• Dataset content
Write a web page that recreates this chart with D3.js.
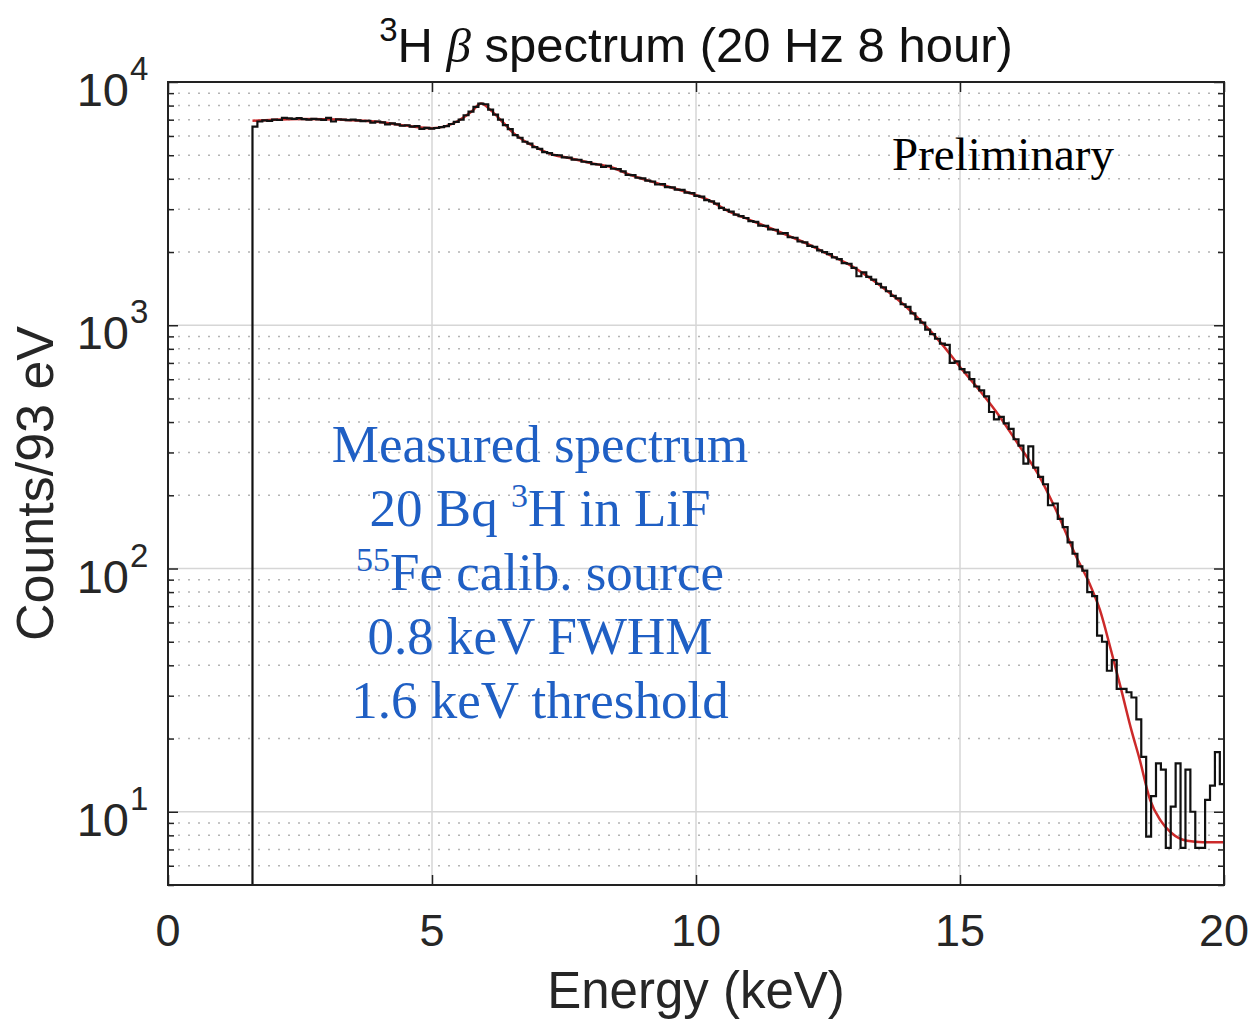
<!DOCTYPE html>
<html>
<head>
<meta charset="utf-8">
<script src="https://cdn.jsdelivr.net/npm/d3@7"></script>
<style>
  body { margin: 0; background: #fff; }
  svg { display: block; }
</style>
</head>
<body>
<svg id="chart" width="1257" height="1021"></svg>
<script>
// histogram: 93 eV bins starting at the 1.6 keV threshold
const binStart = 1.6, binWidth = 0.093;
const counts = [
  6550, 6880, 6950, 6920, 7010, 6980, 7120, 7090, 7060, 7100,
  7040, 7000, 7060, 7020, 6990, 7120, 6880, 7030, 7010, 6970,
  7000, 6950, 6900, 6930, 6810, 6880, 6820, 6700, 6760, 6690,
  6610, 6640, 6560, 6580, 6420, 6480, 6430, 6470, 6520, 6590,
  6720, 6850, 7000, 7300, 7560, 7900, 8150, 8100, 7700, 7350,
  7000, 6650, 6400, 6050, 5900, 5680, 5580, 5400, 5310, 5150,
  5100, 5010, 5000, 4900, 4890, 4800, 4790, 4700, 4680, 4600,
  4580, 4480, 4520, 4400, 4380, 4290, 4150, 4140, 4040, 4020,
  3930, 3900, 3790, 3800, 3700, 3690, 3610, 3600, 3510, 3490,
  3400, 3380, 3270, 3230, 3160, 3040, 2980, 2930, 2850, 2810,
  2760, 2680, 2660, 2570, 2560, 2480, 2470, 2380, 2390, 2300,
  2290, 2210, 2190, 2120, 2100, 2030, 2000, 1960, 1900, 1870,
  1800, 1790, 1720, 1590, 1650, 1580, 1540, 1480, 1430, 1380,
  1320, 1290, 1220, 1190, 1120, 1060, 1025, 960, 920, 880,
  840, 830, 700, 710, 660, 640, 600, 560, 540, 510,
  440, 410, 420, 395, 375, 340, 320, 270, 318, 260,
  238, 222, 182, 185, 160, 148, 128, 115, 102, 98,
  80, 77, 53, 50, 38, 42, 32, 32, 31, 29.5,
  24, 16.8, 7.9, 11.6, 15.8, 14.9, 7.1, 10.5, 15.8, 7.1,
  14.9, 10, 7.1, 7.1, 11.2, 12.8, 17.6, 13
];

// fitted spectrum (red)
const fitEnergy = [1.6, 2.0, 2.5, 3.0, 3.5, 4.0, 4.5, 5.0, 5.25, 5.5, 5.75, 5.93, 6.1, 6.35, 6.55, 6.75,
  7.0, 7.25, 7.6, 8.0, 8.4, 8.75, 9.1, 9.5, 9.9, 10.25, 10.65, 11.0, 11.4, 11.8, 12.15, 12.5,
  12.9, 13.3, 13.7, 14.0, 14.3, 14.65, 15.0, 15.4, 15.75, 16.1, 16.5, 16.85, 17.2, 17.45, 17.65,
  17.85, 18.05, 18.25, 18.4, 18.6, 18.8, 19.0, 19.3, 19.6, 20.0];
const fitCounts = [6930, 7000, 7040, 7030, 6960, 6850, 6620, 6460, 6570, 6930, 7560, 8150, 7700, 6800, 6150, 5720,
  5350, 5060, 4870, 4645, 4460, 4150, 3930, 3700, 3490, 3260, 2920, 2720, 2510, 2310, 2140, 1960,
  1775, 1560, 1340, 1180, 1020, 840, 674, 530, 422, 325, 240, 168, 112, 87, 67.6,
  47, 32, 21.5, 16.5, 11.2, 9.2, 8.2, 7.6, 7.5, 7.5];

const xTicks = [0, 5, 10, 15, 20];
const yTicks = [10, 100, 1000, 10000];
const yTickExp = ["1", "2", "3", "4"];

// blue annotation, [text, superscript?] pieces per line
const noteLines = [
  [["Measured spectrum", false]],
  [["20 Bq ", false], ["3", true], ["H in LiF", false]],
  [["55", true], ["Fe calib. source", false]],
  [["0.8 keV FWHM", false]],
  [["1.6 keV threshold", false]]
];

const margin = { left: 168, right: 1224, top: 82, bottom: 885 };
const sans = "'Liberation Sans', Arial, Helvetica, sans-serif";
const serif = "'Liberation Serif', 'Times New Roman', serif";

const svg = d3.select('#chart');

const x = d3.scaleLinear().domain([0, 20]).range([margin.left, margin.right]);
const y = d3.scaleLog().domain([5, 10000]).range([margin.bottom, margin.top]);

svg.append('defs').append('clipPath').attr('id', 'plotclip')
  .append('rect')
  .attr('x', margin.left).attr('y', margin.top)
  .attr('width', margin.right - margin.left).attr('height', margin.bottom - margin.top);

// minor grid (dotted) for the log axis
const minorY = y.ticks().filter(v => !yTicks.includes(v));
svg.append('g').selectAll('line').data(minorY).enter().append('line')
  .attr('x1', margin.left).attr('x2', margin.right)
  .attr('y1', d => y(d)).attr('y2', d => y(d))
  .attr('stroke', '#b4b4b4').attr('stroke-width', 1.5)
  .attr('stroke-dasharray', '2,8');

// major grid
svg.append('g').selectAll('line').data(yTicks.slice(0, 3)).enter().append('line')
  .attr('x1', margin.left).attr('x2', margin.right)
  .attr('y1', d => y(d)).attr('y2', d => y(d))
  .attr('stroke', '#d6d6d6').attr('stroke-width', 1.5);
svg.append('g').selectAll('line').data(xTicks.slice(1, 4)).enter().append('line')
  .attr('y1', margin.top).attr('y2', margin.bottom)
  .attr('x1', d => x(d)).attr('x2', d => x(d))
  .attr('stroke', '#d6d6d6').attr('stroke-width', 1.5);

// data
const plot = svg.append('g').attr('clip-path', 'url(#plotclip)');

const histPts = [[binStart, y.domain()[0]]]
  .concat(counts.map((c, i) => [binStart + i * binWidth, c]))
  .concat([[binStart + counts.length * binWidth, counts[counts.length - 1]]]);

plot.append('path')
  .datum(fitEnergy.map((e, i) => [e, fitCounts[i]]))
  .attr('fill', 'none')
  .attr('stroke', '#cc2a2a')
  .attr('stroke-width', 2.5)
  .attr('d', d3.line().x(d => x(d[0])).y(d => y(d[1])).curve(d3.curveMonotoneX));

plot.append('path')
  .datum(histPts)
  .attr('fill', 'none')
  .attr('stroke', '#111')
  .attr('stroke-width', 2.2)
  .attr('d', d3.line().x(d => x(d[0])).y(d => y(d[1])).curve(d3.curveStepAfter));

// axes (ticks point inward, labels drawn separately)
const axStyle = g => {
  g.select('.domain').remove();
  g.selectAll('.tick line').attr('stroke', '#222').attr('stroke-width', 1.5);
  g.selectAll('.tick text').remove();
};
svg.append('g').attr('transform', `translate(0,${margin.bottom})`)
  .call(d3.axisBottom(x).tickValues(xTicks).tickSize(-10)).call(axStyle);
svg.append('g').attr('transform', `translate(0,${margin.top})`)
  .call(d3.axisTop(x).tickValues(xTicks).tickSize(-10)).call(axStyle);
svg.append('g').attr('transform', `translate(${margin.left},0)`)
  .call(d3.axisLeft(y).tickValues(yTicks).tickSize(-10)).call(axStyle);
svg.append('g').attr('transform', `translate(${margin.right},0)`)
  .call(d3.axisRight(y).tickValues(yTicks).tickSize(-10)).call(axStyle);
svg.append('g').attr('transform', `translate(${margin.left},0)`)
  .call(d3.axisLeft(y).tickValues(minorY).tickSize(-6)).call(axStyle);
svg.append('g').attr('transform', `translate(${margin.right},0)`)
  .call(d3.axisRight(y).tickValues(minorY).tickSize(-6)).call(axStyle);

svg.append('rect')
  .attr('x', margin.left).attr('y', margin.top)
  .attr('width', margin.right - margin.left).attr('height', margin.bottom - margin.top)
  .attr('fill', 'none').attr('stroke', '#222').attr('stroke-width', 2);

// tick labels
svg.append('g').selectAll('text').data(xTicks).enter().append('text')
  .attr('x', d => x(d)).attr('y', 946)
  .attr('text-anchor', 'middle')
  .attr('font-family', sans).attr('font-size', 45).attr('fill', '#262626')
  .text(d => d);

const yl = svg.append('g').selectAll('g').data(yTicks).enter().append('g');
yl.append('text')
  .attr('x', 129).attr('y', d => y(d) + 24)
  .attr('text-anchor', 'end')
  .attr('font-family', sans).attr('font-size', 47).attr('fill', '#262626')
  .text('10');
yl.append('text')
  .attr('x', 130).attr('y', d => y(d) - 2)
  .attr('font-family', sans).attr('font-size', 33).attr('fill', '#262626')
  .text((d, i) => yTickExp[i]);

// axis titles
svg.append('text')
  .attr('x', (margin.left + margin.right) / 2).attr('y', 1008)
  .attr('text-anchor', 'middle')
  .attr('font-family', sans).attr('font-size', 51).attr('fill', '#262626')
  .text('Energy (keV)');

svg.append('text')
  .attr('transform', `translate(53,${(margin.top + margin.bottom) / 2}) rotate(-90)`)
  .attr('text-anchor', 'middle')
  .attr('font-family', sans).attr('font-size', 52).attr('fill', '#262626')
  .text('Counts/93 eV');

// title
const title = svg.append('text')
  .attr('x', (margin.left + margin.right) / 2).attr('y', 62)
  .attr('text-anchor', 'middle')
  .attr('font-family', sans).attr('font-size', 49).attr('fill', '#111');
title.append('tspan').attr('font-size', 33).attr('dy', -21).text('3');
title.append('tspan').attr('dy', 21).text('H ');
title.append('tspan').attr('font-style', 'italic').attr('font-family', serif).text('β');
title.append('tspan').text(' spectrum (20 Hz 8 hour)');

// annotations
svg.append('text')
  .attr('x', 1003).attr('y', 170)
  .attr('text-anchor', 'middle')
  .attr('font-family', serif).attr('font-size', 47).attr('fill', '#000')
  .text('Preliminary');

const notes = svg.append('g');
noteLines.forEach((line, k) => {
  const t = notes.append('text')
    .attr('x', 540).attr('y', 462 + k * 64)
    .attr('text-anchor', 'middle')
    .attr('font-family', serif).attr('font-size', 53).attr('fill', '#1f5fc4');
  line.forEach(([s, sup]) => {
    t.append('tspan')
      .attr('baseline-shift', sup ? '55%' : null)
      .attr('font-size', sup ? 34 : null)
      .text(s);
  });
});
</script>
</body>
</html>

• To do
Which lines hold the string "chart"? List them all.

• Expected answer
Write a web page that recreates this chart with D3.js.
<svg id="chart" width="1257" height="1021"></svg>
const svg = d3.select('#chart');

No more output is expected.